• [DATA EXTRACT]
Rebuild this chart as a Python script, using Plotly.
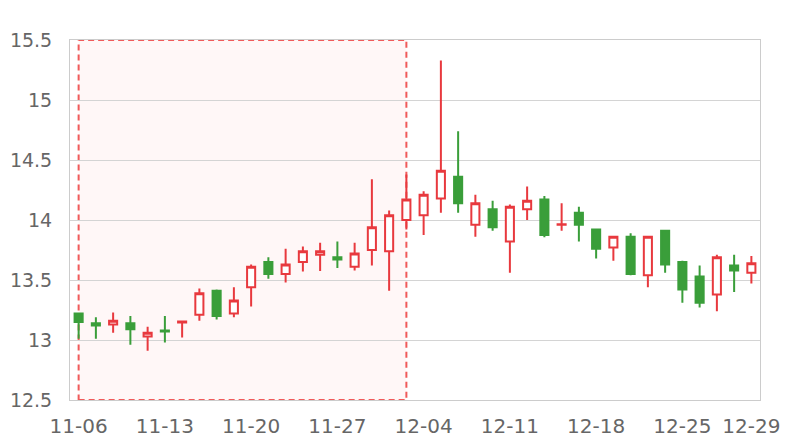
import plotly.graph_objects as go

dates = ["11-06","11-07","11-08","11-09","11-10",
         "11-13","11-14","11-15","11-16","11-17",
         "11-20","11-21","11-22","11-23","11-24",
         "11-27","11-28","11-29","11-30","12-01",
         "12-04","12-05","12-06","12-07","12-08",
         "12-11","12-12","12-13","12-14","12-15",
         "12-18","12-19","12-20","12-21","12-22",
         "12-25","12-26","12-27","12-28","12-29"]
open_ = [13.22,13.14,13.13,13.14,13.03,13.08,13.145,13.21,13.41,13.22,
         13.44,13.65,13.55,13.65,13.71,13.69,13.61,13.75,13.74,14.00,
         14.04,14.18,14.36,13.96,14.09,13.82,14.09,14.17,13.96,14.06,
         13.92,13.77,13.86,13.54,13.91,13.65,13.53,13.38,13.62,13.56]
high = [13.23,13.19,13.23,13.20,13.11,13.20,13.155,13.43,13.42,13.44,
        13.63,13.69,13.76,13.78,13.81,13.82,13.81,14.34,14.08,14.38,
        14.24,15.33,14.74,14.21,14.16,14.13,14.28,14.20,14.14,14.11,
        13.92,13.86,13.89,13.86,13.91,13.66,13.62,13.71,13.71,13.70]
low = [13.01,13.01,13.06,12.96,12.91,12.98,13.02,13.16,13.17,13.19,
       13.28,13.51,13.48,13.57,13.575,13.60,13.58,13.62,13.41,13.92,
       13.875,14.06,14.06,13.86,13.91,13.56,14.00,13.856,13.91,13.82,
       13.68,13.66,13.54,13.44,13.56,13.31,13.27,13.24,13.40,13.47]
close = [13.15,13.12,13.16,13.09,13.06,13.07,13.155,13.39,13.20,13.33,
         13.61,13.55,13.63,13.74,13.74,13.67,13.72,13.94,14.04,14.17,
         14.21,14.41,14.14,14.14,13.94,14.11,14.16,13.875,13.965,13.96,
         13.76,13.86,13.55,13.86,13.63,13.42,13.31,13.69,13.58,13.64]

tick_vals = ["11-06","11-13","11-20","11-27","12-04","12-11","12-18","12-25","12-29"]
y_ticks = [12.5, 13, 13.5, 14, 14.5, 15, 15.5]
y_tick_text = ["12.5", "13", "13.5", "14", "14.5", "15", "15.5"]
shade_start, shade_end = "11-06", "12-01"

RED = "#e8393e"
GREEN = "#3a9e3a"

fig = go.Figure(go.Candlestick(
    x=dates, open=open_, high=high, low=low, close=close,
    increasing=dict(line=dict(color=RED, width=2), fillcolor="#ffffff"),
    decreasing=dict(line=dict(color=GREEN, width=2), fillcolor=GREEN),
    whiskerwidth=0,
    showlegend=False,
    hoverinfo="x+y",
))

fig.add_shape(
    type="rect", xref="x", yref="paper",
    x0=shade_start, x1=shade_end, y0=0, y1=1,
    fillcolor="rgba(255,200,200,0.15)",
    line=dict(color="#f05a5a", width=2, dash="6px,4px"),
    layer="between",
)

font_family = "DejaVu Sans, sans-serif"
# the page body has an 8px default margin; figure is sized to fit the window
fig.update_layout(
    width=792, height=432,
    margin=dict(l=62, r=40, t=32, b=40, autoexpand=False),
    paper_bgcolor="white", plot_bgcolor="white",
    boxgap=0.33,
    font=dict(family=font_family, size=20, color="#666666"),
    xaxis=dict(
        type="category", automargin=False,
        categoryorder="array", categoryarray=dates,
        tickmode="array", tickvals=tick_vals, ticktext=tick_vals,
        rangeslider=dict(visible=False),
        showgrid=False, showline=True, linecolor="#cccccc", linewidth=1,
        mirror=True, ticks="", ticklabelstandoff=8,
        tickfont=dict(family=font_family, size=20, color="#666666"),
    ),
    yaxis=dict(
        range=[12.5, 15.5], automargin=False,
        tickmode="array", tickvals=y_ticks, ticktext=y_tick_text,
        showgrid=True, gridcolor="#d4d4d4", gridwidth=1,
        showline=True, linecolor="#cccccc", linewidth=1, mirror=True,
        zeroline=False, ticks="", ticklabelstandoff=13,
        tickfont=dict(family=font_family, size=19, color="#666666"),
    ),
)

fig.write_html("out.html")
==
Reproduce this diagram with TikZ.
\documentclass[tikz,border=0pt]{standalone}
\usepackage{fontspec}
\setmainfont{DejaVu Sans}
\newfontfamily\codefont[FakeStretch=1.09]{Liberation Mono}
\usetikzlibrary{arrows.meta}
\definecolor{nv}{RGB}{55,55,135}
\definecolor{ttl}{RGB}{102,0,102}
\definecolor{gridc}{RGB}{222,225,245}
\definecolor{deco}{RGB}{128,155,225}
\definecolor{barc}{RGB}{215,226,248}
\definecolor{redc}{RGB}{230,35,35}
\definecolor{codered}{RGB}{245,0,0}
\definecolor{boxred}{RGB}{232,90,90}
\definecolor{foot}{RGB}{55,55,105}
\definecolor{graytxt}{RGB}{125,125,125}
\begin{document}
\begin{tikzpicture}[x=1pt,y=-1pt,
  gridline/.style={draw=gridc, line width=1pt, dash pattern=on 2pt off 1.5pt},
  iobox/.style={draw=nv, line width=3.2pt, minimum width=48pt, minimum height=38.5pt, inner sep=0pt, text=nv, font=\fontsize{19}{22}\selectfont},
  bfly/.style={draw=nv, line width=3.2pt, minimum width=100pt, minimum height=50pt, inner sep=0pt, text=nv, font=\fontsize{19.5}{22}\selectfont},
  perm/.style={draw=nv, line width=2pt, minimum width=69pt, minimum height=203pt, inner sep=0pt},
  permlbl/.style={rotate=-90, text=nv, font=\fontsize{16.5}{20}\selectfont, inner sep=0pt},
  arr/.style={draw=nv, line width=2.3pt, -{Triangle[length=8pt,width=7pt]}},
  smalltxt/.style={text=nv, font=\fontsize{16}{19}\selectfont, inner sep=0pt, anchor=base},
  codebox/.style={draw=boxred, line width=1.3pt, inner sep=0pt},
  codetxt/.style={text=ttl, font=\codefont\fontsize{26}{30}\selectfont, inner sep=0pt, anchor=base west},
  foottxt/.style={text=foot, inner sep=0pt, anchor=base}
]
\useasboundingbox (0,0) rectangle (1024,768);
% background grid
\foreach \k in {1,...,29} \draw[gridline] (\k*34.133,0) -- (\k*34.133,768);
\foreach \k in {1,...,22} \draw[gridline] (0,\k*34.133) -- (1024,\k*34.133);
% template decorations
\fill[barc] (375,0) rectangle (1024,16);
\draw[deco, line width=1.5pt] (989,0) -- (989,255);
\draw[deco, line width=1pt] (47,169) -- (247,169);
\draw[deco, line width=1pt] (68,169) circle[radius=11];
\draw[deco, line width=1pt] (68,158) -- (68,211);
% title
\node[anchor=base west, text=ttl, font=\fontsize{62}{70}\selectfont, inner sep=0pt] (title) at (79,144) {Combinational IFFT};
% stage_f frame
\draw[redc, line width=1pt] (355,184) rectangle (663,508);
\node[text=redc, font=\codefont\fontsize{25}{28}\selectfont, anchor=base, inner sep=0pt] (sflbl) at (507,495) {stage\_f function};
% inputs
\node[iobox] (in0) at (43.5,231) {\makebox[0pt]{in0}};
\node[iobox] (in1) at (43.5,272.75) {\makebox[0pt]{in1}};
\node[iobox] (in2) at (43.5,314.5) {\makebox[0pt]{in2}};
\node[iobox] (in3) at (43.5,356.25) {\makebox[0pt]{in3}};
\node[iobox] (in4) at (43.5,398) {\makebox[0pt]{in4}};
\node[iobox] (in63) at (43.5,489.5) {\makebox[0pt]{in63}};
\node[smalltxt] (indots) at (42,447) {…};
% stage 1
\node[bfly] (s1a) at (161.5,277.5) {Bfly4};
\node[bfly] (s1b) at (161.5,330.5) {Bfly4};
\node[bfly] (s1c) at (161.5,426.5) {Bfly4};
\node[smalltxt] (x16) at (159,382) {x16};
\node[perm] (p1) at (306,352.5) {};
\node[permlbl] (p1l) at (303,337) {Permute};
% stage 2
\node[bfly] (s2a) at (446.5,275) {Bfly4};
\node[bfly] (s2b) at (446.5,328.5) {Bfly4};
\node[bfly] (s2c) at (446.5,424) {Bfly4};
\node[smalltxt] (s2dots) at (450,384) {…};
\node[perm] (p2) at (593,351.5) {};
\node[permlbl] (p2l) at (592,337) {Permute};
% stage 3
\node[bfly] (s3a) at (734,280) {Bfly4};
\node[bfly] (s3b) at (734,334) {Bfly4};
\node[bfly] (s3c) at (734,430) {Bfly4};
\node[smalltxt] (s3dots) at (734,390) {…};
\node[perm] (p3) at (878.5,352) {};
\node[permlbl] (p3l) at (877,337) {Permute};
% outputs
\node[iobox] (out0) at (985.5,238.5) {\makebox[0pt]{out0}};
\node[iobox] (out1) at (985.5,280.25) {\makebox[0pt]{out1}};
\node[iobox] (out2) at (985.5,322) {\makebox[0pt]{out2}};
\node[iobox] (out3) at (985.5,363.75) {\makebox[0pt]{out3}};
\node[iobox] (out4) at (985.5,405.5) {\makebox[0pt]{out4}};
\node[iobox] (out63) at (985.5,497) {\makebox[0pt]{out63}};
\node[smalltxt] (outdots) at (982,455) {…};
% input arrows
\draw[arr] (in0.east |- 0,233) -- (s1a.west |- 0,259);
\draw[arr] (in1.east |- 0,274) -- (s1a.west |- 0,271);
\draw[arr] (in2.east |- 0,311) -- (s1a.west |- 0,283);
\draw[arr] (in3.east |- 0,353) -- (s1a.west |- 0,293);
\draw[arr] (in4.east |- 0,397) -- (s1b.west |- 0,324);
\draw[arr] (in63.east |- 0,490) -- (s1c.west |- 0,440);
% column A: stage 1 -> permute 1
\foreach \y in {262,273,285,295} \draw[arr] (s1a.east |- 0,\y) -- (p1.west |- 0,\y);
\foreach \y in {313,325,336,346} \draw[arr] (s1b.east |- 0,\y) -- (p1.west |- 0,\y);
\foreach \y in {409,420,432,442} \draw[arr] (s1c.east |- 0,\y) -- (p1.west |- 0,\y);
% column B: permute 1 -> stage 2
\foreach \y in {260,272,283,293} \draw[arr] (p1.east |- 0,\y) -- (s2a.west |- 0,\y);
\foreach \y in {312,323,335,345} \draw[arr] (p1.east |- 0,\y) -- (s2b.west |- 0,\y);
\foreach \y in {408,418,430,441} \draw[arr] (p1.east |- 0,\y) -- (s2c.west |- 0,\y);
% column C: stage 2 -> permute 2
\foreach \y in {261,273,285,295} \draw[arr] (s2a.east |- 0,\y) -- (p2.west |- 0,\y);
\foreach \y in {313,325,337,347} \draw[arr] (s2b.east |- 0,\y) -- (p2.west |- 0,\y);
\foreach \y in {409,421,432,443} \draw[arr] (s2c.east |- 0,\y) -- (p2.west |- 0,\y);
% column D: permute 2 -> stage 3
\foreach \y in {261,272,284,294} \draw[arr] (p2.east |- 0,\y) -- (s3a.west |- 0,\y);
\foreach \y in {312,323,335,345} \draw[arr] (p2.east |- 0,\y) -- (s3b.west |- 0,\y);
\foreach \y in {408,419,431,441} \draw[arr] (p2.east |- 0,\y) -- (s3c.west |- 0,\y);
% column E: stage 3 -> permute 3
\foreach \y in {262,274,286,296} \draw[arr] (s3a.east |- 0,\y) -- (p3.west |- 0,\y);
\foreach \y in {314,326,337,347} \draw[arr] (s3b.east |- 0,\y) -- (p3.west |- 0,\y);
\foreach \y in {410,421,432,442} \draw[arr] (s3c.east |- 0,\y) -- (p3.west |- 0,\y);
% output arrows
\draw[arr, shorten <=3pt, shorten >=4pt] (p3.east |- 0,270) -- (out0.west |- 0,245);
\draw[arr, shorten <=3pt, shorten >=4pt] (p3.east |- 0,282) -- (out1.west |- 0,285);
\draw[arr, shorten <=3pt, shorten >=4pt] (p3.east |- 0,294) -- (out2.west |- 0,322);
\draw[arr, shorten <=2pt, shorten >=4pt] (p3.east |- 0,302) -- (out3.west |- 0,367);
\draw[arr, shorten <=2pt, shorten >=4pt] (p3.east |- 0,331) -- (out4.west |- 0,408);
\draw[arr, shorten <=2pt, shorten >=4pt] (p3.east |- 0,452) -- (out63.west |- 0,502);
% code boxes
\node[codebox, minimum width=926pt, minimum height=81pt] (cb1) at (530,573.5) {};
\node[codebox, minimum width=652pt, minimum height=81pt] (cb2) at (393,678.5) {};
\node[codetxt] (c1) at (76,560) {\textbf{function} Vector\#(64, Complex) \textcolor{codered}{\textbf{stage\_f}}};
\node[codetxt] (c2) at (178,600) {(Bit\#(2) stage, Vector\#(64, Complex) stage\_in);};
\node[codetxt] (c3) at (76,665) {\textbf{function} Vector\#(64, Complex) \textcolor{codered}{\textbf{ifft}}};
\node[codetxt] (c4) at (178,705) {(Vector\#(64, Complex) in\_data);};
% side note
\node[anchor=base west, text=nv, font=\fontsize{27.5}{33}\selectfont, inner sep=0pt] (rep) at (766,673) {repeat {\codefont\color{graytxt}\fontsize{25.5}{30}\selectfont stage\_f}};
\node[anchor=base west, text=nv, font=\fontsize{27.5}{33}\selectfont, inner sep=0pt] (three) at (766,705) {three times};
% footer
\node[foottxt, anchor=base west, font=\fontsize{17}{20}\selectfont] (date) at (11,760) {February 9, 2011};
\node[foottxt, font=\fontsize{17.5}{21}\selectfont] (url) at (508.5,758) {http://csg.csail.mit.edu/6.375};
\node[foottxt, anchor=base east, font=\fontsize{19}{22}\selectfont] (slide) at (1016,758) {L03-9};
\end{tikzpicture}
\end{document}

• [WORK TO DO] List the lines of the material in which the word "this" occurs.

• [EXERCISE ANSWER]
Rebuild this chart as a Python script, using Plotly.
Reproduce this diagram with TikZ.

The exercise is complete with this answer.